**** Given information ****

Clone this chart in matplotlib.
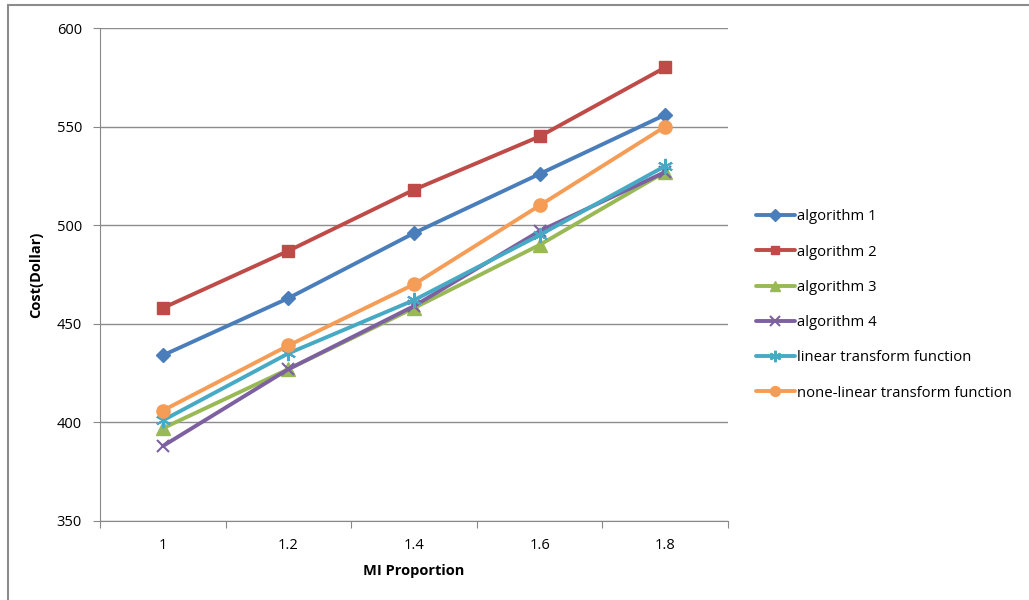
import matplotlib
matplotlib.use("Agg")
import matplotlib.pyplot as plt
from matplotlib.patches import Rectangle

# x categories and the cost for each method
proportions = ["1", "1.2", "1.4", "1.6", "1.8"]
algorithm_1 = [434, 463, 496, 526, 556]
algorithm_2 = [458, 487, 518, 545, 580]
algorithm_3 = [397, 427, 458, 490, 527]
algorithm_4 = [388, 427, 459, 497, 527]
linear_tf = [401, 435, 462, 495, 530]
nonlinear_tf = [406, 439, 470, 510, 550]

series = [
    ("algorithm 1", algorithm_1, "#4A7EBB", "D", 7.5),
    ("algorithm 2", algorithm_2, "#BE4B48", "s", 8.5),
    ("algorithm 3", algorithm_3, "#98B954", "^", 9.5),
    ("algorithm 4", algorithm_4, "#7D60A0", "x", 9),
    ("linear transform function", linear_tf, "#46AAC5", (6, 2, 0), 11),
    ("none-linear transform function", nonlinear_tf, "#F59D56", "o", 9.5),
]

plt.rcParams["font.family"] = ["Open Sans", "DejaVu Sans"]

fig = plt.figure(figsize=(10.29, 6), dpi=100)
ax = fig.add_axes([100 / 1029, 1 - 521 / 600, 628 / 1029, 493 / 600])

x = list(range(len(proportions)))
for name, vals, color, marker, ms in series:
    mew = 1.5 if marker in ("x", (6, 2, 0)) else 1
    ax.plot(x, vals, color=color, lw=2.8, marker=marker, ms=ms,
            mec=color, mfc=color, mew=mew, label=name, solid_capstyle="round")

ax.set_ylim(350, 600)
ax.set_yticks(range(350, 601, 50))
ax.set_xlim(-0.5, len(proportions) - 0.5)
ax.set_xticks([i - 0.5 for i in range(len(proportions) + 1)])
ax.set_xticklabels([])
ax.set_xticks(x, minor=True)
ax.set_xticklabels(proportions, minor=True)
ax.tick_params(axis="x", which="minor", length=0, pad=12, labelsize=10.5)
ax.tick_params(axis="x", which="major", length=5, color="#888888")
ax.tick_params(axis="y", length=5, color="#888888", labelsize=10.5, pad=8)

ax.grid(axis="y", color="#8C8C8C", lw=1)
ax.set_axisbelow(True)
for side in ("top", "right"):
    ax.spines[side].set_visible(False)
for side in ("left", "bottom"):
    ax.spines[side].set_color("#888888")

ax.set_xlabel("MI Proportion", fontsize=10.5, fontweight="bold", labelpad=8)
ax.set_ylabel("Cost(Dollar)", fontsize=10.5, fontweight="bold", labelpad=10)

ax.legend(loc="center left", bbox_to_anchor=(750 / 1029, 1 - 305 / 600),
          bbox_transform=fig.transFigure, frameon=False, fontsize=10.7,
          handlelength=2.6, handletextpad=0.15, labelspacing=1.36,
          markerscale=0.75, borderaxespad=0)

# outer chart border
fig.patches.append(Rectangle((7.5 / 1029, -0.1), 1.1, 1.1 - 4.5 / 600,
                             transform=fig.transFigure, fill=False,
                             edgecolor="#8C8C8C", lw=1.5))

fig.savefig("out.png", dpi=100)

****

■ Challenge ■
Repeat, exactly and in full, each line from the start of the data to the line that contains "from matplotlib.patches import Rectangle". Pictures do not go in.

■ Result of this task ■
Clone this chart in matplotlib.
import matplotlib
matplotlib.use("Agg")
import matplotlib.pyplot as plt
from matplotlib.patches import Rectangle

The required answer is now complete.